RECORDED DATA:
:::

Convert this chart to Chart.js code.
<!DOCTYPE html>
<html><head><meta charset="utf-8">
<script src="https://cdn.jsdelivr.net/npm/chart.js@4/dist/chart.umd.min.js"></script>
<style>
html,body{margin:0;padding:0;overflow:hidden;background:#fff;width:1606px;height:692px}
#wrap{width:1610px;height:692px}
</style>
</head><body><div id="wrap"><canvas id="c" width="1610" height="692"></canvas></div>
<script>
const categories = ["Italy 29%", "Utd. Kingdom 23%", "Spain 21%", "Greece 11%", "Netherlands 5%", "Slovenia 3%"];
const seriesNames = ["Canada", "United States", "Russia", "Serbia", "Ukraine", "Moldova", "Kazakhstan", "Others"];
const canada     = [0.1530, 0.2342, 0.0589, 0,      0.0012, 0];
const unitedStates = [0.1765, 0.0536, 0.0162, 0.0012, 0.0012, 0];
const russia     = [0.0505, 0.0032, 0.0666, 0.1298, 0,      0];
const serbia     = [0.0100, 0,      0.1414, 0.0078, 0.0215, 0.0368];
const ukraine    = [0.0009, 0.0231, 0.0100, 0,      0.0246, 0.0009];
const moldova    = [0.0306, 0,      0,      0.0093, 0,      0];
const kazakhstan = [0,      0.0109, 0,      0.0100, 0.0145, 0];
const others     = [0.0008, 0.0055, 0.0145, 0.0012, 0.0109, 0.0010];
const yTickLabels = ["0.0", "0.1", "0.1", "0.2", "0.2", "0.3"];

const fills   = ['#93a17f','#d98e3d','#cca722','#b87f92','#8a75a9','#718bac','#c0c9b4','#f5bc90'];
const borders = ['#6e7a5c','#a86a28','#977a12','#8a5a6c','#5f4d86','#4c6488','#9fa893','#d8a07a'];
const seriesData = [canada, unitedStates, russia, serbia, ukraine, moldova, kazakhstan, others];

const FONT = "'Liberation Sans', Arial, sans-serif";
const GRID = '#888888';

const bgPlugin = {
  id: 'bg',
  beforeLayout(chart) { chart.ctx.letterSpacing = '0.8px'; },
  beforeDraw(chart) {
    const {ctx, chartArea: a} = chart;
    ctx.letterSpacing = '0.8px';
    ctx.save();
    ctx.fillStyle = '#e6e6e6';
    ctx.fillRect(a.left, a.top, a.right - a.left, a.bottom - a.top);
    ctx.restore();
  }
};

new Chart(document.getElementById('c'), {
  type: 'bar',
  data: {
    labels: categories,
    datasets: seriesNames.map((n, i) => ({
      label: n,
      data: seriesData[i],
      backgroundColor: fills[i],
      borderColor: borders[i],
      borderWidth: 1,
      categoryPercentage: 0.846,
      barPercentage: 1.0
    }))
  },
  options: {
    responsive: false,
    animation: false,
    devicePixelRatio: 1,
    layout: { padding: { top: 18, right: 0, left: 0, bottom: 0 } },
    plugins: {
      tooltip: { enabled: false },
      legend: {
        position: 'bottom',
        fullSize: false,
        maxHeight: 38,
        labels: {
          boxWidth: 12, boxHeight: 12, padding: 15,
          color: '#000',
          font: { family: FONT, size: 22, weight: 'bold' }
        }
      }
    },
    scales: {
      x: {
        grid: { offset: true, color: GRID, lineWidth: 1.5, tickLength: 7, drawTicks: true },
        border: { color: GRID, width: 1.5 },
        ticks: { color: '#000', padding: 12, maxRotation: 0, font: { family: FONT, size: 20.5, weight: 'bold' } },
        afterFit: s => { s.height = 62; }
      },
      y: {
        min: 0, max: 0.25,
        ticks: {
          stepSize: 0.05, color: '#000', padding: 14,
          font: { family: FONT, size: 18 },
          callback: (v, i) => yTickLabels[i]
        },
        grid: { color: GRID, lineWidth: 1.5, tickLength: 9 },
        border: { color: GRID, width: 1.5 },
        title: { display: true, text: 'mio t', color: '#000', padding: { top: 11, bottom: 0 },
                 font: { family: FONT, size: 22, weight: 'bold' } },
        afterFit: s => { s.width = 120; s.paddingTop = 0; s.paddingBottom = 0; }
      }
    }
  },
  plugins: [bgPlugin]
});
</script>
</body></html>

:::

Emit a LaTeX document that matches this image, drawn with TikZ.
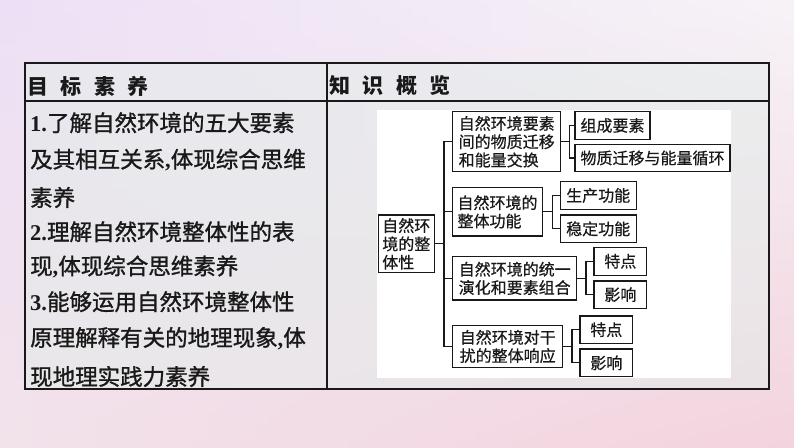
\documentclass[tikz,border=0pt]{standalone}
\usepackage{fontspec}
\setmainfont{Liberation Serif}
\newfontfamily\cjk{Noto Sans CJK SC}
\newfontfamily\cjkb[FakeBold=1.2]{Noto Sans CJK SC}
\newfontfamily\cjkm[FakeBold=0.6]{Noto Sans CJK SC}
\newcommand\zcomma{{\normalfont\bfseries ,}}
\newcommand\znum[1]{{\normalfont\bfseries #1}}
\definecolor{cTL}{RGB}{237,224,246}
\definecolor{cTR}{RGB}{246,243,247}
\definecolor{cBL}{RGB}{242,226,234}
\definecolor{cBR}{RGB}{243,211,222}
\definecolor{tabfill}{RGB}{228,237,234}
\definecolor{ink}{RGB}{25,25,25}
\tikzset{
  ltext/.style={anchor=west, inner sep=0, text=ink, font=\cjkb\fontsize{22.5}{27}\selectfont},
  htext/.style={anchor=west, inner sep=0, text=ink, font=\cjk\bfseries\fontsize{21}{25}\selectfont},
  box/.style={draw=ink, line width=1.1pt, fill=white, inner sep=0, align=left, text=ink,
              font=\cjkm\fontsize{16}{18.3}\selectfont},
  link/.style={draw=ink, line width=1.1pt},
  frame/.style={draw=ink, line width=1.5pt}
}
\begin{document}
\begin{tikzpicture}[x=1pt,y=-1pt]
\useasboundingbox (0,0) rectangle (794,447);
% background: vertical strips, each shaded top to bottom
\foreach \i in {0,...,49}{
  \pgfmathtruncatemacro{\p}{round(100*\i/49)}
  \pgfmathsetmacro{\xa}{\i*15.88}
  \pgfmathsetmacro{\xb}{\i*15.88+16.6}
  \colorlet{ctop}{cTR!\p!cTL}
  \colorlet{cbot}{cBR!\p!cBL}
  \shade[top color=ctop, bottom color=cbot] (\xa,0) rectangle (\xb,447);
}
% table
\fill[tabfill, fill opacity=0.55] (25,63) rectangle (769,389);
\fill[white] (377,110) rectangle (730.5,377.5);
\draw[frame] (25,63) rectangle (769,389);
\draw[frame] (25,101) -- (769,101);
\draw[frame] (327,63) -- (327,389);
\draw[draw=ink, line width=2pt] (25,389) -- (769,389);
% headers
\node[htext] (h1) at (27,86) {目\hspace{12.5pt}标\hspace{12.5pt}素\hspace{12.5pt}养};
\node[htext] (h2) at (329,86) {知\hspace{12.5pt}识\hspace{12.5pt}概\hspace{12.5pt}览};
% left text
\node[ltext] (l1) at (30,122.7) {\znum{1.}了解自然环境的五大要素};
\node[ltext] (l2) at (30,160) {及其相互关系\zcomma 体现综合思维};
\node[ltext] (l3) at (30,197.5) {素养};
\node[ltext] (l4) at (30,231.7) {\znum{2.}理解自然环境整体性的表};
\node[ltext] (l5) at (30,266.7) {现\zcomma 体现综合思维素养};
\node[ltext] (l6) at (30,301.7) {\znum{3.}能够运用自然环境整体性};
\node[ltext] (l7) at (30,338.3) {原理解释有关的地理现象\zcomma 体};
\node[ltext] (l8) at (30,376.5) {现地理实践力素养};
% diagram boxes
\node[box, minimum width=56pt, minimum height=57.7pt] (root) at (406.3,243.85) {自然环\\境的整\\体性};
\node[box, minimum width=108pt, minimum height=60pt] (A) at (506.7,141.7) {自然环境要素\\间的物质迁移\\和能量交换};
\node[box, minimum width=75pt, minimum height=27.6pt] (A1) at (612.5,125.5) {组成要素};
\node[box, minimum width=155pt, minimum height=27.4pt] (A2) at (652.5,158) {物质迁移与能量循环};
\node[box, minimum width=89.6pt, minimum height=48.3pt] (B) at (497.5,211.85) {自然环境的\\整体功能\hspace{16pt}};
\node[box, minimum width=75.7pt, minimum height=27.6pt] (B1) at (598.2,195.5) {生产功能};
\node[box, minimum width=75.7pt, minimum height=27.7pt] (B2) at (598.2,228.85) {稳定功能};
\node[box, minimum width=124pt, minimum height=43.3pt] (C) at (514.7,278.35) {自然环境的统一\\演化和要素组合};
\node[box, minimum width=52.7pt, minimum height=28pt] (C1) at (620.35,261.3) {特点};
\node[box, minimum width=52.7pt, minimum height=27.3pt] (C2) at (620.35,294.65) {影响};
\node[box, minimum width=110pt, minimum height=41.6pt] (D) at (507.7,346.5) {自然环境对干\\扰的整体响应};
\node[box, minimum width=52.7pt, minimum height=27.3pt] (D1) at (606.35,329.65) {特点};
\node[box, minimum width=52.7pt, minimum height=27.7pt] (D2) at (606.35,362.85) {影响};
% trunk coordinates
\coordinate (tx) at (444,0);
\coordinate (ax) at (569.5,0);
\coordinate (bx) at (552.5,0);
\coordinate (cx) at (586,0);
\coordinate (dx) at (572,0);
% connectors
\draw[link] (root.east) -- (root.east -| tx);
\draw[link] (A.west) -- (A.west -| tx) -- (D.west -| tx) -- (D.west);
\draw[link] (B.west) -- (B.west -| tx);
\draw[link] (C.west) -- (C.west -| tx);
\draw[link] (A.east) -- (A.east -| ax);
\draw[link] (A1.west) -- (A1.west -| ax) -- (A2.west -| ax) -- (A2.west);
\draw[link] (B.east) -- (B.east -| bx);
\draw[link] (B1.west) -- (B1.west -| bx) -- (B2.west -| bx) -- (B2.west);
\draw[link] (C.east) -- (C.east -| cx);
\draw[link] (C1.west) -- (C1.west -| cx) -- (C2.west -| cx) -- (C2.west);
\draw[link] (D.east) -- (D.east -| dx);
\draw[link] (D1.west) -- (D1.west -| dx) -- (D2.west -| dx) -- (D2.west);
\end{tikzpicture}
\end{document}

:::

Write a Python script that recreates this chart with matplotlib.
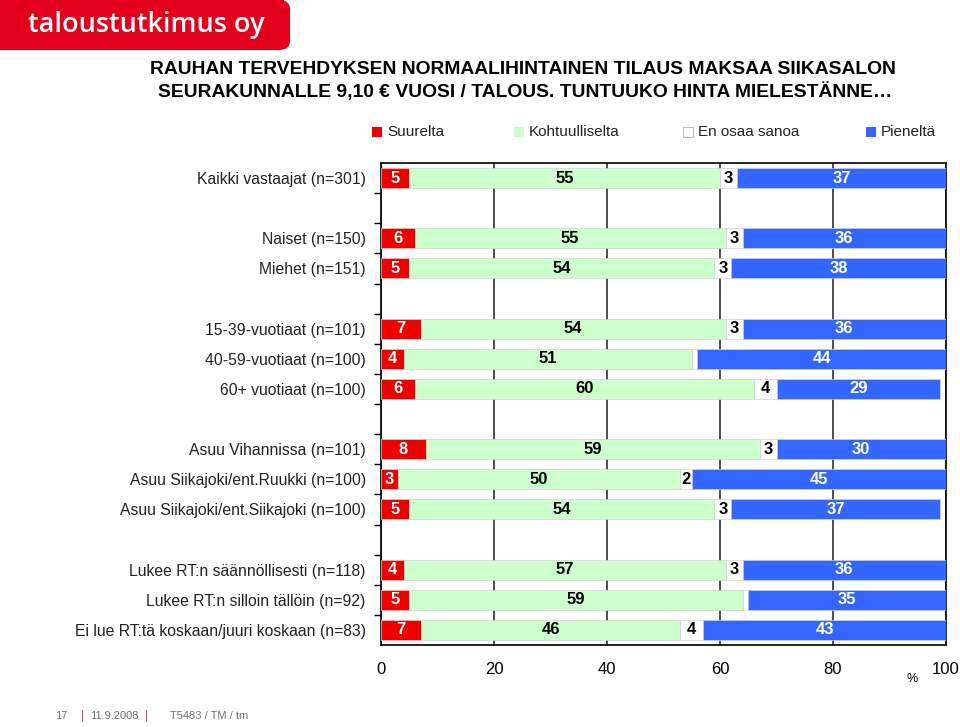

:::

TASK BRIEF: Copy out precisely the lines from the line with "Convert this chart to Chart.js code." to the line with "const GRID = '#888888';" in the material above, including those two lines and omitting all the rest.

SOLUTION:
Convert this chart to Chart.js code.
<!DOCTYPE html>
<html><head><meta charset="utf-8">
<script src="https://cdn.jsdelivr.net/npm/chart.js@4/dist/chart.umd.min.js"></script>
<style>
html,body{margin:0;padding:0;overflow:hidden;background:#fff;width:1606px;height:692px}
#wrap{width:1610px;height:692px}
</style>
</head><body><div id="wrap"><canvas id="c" width="1610" height="692"></canvas></div>
<script>
const categories = ["Italy 29%", "Utd. Kingdom 23%", "Spain 21%", "Greece 11%", "Netherlands 5%", "Slovenia 3%"];
const seriesNames = ["Canada", "United States", "Russia", "Serbia", "Ukraine", "Moldova", "Kazakhstan", "Others"];
const canada     = [0.1530, 0.2342, 0.0589, 0,      0.0012, 0];
const unitedStates = [0.1765, 0.0536, 0.0162, 0.0012, 0.0012, 0];
const russia     = [0.0505, 0.0032, 0.0666, 0.1298, 0,      0];
const serbia     = [0.0100, 0,      0.1414, 0.0078, 0.0215, 0.0368];
const ukraine    = [0.0009, 0.0231, 0.0100, 0,      0.0246, 0.0009];
const moldova    = [0.0306, 0,      0,      0.0093, 0,      0];
const kazakhstan = [0,      0.0109, 0,      0.0100, 0.0145, 0];
const others     = [0.0008, 0.0055, 0.0145, 0.0012, 0.0109, 0.0010];
const yTickLabels = ["0.0", "0.1", "0.1", "0.2", "0.2", "0.3"];

const fills   = ['#93a17f','#d98e3d','#cca722','#b87f92','#8a75a9','#718bac','#c0c9b4','#f5bc90'];
const borders = ['#6e7a5c','#a86a28','#977a12','#8a5a6c','#5f4d86','#4c6488','#9fa893','#d8a07a'];
const seriesData = [canada, unitedStates, russia, serbia, ukraine, moldova, kazakhstan, others];

const FONT = "'Liberation Sans', Arial, sans-serif";
const GRID = '#888888';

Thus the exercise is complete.